Request coalescing deduplicates in-flight identical requests: if 100 requests for the same cache miss arrive simultaneously, only one query is sent to the database; the other 99 wait for the first to complete and return the same result. Implementation: a singleflight map keyed by the request’s cache key. When a request arrives: if a singleflight is already in-progress for this key, subscribe to the in-progress result (don’t issue a new query); if no singleflight exists, start a new one and issue the query. When the query completes, fan the result out to all waiting subscribers. Go’s golang.org/x/sync/singleflight package implements this pattern. Request coalescing eliminates duplicate database queries for the same data regardless of how many concurrent requests arrive.

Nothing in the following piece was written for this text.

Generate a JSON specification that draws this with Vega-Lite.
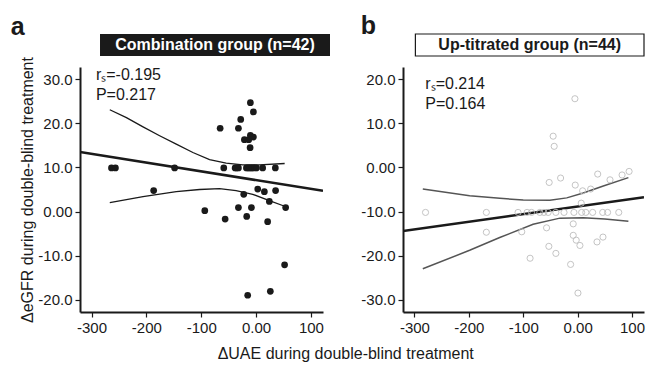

Circuit Breaker Thundering Herd

When a circuit breaker opens and then transitions to half-open, it typically allows one request through. If the request succeeds, the breaker closes and all queued requests flood through simultaneously — a thundering herd at the dependency. Mitigations: half-open gradual recovery (allow a small percentage of requests through, not a single binary allow-all), exponential backoff before allowing requests through the half-open breaker (delay the first recovery attempt, then gradually allow more), and sliding window recovery (gradually increase the allowed fraction over a recovery period rather than snapping to 100% immediately). Configure the maximum number of concurrent requests allowed through in half-open state and increase gradually as the dependency proves healthy.